Objective »
Copy all of the material word for word, except for the pictures.

Data block »

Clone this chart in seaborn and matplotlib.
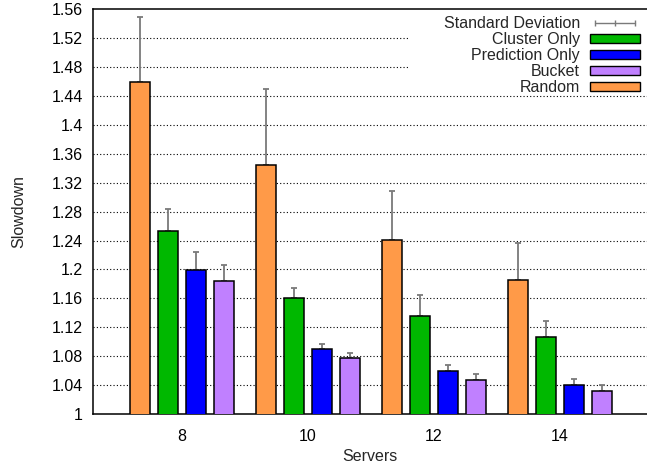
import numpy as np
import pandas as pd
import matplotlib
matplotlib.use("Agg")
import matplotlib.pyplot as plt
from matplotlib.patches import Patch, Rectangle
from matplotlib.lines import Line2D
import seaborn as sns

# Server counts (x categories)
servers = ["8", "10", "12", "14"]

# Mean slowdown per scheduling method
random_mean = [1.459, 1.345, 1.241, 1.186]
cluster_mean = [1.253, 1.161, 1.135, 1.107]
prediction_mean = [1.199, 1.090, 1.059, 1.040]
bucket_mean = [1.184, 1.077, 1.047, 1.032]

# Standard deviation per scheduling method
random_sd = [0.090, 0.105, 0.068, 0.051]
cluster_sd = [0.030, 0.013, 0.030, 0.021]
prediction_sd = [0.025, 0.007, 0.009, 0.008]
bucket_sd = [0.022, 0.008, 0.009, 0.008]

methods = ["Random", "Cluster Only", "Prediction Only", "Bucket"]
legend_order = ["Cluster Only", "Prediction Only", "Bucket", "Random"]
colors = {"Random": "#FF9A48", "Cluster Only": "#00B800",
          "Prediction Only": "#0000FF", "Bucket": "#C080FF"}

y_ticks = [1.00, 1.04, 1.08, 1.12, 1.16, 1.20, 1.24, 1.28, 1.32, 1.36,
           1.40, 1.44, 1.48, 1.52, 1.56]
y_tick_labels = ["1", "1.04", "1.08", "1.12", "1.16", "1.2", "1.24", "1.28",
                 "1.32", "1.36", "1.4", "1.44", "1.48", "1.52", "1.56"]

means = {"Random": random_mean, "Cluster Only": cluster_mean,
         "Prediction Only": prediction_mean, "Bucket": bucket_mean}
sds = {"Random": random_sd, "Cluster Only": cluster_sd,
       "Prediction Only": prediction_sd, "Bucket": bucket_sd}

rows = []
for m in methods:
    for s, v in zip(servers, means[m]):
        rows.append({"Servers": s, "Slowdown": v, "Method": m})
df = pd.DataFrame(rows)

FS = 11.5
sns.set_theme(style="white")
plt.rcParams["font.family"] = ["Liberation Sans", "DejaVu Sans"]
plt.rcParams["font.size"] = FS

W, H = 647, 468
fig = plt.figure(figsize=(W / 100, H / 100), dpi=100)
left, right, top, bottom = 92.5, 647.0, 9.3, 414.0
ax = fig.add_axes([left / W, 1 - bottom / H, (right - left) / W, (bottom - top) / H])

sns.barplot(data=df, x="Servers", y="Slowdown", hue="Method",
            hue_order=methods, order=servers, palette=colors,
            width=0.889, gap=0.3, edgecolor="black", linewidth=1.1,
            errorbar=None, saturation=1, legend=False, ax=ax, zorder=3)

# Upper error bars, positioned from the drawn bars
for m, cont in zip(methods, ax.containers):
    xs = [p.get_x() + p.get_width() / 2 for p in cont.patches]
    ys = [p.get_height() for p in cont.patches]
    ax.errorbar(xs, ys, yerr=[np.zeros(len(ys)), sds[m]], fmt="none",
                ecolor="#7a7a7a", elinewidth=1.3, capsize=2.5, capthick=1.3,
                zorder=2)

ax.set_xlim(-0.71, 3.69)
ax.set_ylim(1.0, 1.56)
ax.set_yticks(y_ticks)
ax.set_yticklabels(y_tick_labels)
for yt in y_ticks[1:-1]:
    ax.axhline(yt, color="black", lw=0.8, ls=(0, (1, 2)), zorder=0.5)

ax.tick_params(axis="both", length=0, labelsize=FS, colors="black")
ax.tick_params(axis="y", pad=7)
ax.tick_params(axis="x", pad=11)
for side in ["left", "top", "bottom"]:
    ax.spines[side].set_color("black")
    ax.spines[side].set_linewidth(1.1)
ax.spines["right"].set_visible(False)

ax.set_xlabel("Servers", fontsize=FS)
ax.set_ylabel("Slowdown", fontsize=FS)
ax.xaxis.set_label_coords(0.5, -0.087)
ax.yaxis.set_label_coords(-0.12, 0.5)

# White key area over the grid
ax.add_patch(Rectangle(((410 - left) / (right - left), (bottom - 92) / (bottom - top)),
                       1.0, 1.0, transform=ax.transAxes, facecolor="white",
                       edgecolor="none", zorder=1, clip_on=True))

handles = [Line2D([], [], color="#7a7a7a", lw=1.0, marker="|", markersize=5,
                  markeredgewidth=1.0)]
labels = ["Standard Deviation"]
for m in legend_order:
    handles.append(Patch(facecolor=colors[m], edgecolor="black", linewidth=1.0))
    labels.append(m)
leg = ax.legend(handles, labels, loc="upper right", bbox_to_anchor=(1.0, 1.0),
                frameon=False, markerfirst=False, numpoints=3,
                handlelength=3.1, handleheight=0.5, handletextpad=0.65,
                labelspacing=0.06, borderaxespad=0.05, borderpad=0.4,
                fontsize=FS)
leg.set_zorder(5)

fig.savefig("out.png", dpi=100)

Task answer »
Clone this chart in seaborn and matplotlib.
import numpy as np
import pandas as pd
import matplotlib
matplotlib.use("Agg")
import matplotlib.pyplot as plt
from matplotlib.patches import Patch, Rectangle
from matplotlib.lines import Line2D
import seaborn as sns

# Server counts (x categories)
servers = ["8", "10", "12", "14"]

# Mean slowdown per scheduling method
random_mean = [1.459, 1.345, 1.241, 1.186]
cluster_mean = [1.253, 1.161, 1.135, 1.107]
prediction_mean = [1.199, 1.090, 1.059, 1.040]
bucket_mean = [1.184, 1.077, 1.047, 1.032]

# Standard deviation per scheduling method
random_sd = [0.090, 0.105, 0.068, 0.051]
cluster_sd = [0.030, 0.013, 0.030, 0.021]
prediction_sd = [0.025, 0.007, 0.009, 0.008]
bucket_sd = [0.022, 0.008, 0.009, 0.008]

methods = ["Random", "Cluster Only", "Prediction Only", "Bucket"]
legend_order = ["Cluster Only", "Prediction Only", "Bucket", "Random"]
colors = {"Random": "#FF9A48", "Cluster Only": "#00B800",
          "Prediction Only": "#0000FF", "Bucket": "#C080FF"}

y_ticks = [1.00, 1.04, 1.08, 1.12, 1.16, 1.20, 1.24, 1.28, 1.32, 1.36,
           1.40, 1.44, 1.48, 1.52, 1.56]
y_tick_labels = ["1", "1.04", "1.08", "1.12", "1.16", "1.2", "1.24", "1.28",
                 "1.32", "1.36", "1.4", "1.44", "1.48", "1.52", "1.56"]

means = {"Random": random_mean, "Cluster Only": cluster_mean,
         "Prediction Only": prediction_mean, "Bucket": bucket_mean}
sds = {"Random": random_sd, "Cluster Only": cluster_sd,
       "Prediction Only": prediction_sd, "Bucket": bucket_sd}

rows = []
for m in methods:
    for s, v in zip(servers, means[m]):
        rows.append({"Servers": s, "Slowdown": v, "Method": m})
df = pd.DataFrame(rows)

FS = 11.5
sns.set_theme(style="white")
plt.rcParams["font.family"] = ["Liberation Sans", "DejaVu Sans"]
plt.rcParams["font.size"] = FS

W, H = 647, 468
fig = plt.figure(figsize=(W / 100, H / 100), dpi=100)
left, right, top, bottom = 92.5, 647.0, 9.3, 414.0
ax = fig.add_axes([left / W, 1 - bottom / H, (right - left) / W, (bottom - top) / H])

sns.barplot(data=df, x="Servers", y="Slowdown", hue="Method",
            hue_order=methods, order=servers, palette=colors,
            width=0.889, gap=0.3, edgecolor="black", linewidth=1.1,
            errorbar=None, saturation=1, legend=False, ax=ax, zorder=3)

# Upper error bars, positioned from the drawn bars
for m, cont in zip(methods, ax.containers):
    xs = [p.get_x() + p.get_width() / 2 for p in cont.patches]
    ys = [p.get_height() for p in cont.patches]
    ax.errorbar(xs, ys, yerr=[np.zeros(len(ys)), sds[m]], fmt="none",
                ecolor="#7a7a7a", elinewidth=1.3, capsize=2.5, capthick=1.3,
                zorder=2)

ax.set_xlim(-0.71, 3.69)
ax.set_ylim(1.0, 1.56)
ax.set_yticks(y_ticks)
ax.set_yticklabels(y_tick_labels)
for yt in y_ticks[1:-1]:
    ax.axhline(yt, color="black", lw=0.8, ls=(0, (1, 2)), zorder=0.5)

ax.tick_params(axis="both", length=0, labelsize=FS, colors="black")
ax.tick_params(axis="y", pad=7)
ax.tick_params(axis="x", pad=11)
for side in ["left", "top", "bottom"]:
    ax.spines[side].set_color("black")
    ax.spines[side].set_linewidth(1.1)
ax.spines["right"].set_visible(False)

ax.set_xlabel("Servers", fontsize=FS)
ax.set_ylabel("Slowdown", fontsize=FS)
ax.xaxis.set_label_coords(0.5, -0.087)
ax.yaxis.set_label_coords(-0.12, 0.5)

# White key area over the grid
ax.add_patch(Rectangle(((410 - left) / (right - left), (bottom - 92) / (bottom - top)),
                       1.0, 1.0, transform=ax.transAxes, facecolor="white",
                       edgecolor="none", zorder=1, clip_on=True))

handles = [Line2D([], [], color="#7a7a7a", lw=1.0, marker="|", markersize=5,
                  markeredgewidth=1.0)]
labels = ["Standard Deviation"]
for m in legend_order:
    handles.append(Patch(facecolor=colors[m], edgecolor="black", linewidth=1.0))
    labels.append(m)
leg = ax.legend(handles, labels, loc="upper right", bbox_to_anchor=(1.0, 1.0),
                frameon=False, markerfirst=False, numpoints=3,
                handlelength=3.1, handleheight=0.5, handletextpad=0.65,
                labelspacing=0.06, borderaxespad=0.05, borderpad=0.4,
                fontsize=FS)
leg.set_zorder(5)

fig.savefig("out.png", dpi=100)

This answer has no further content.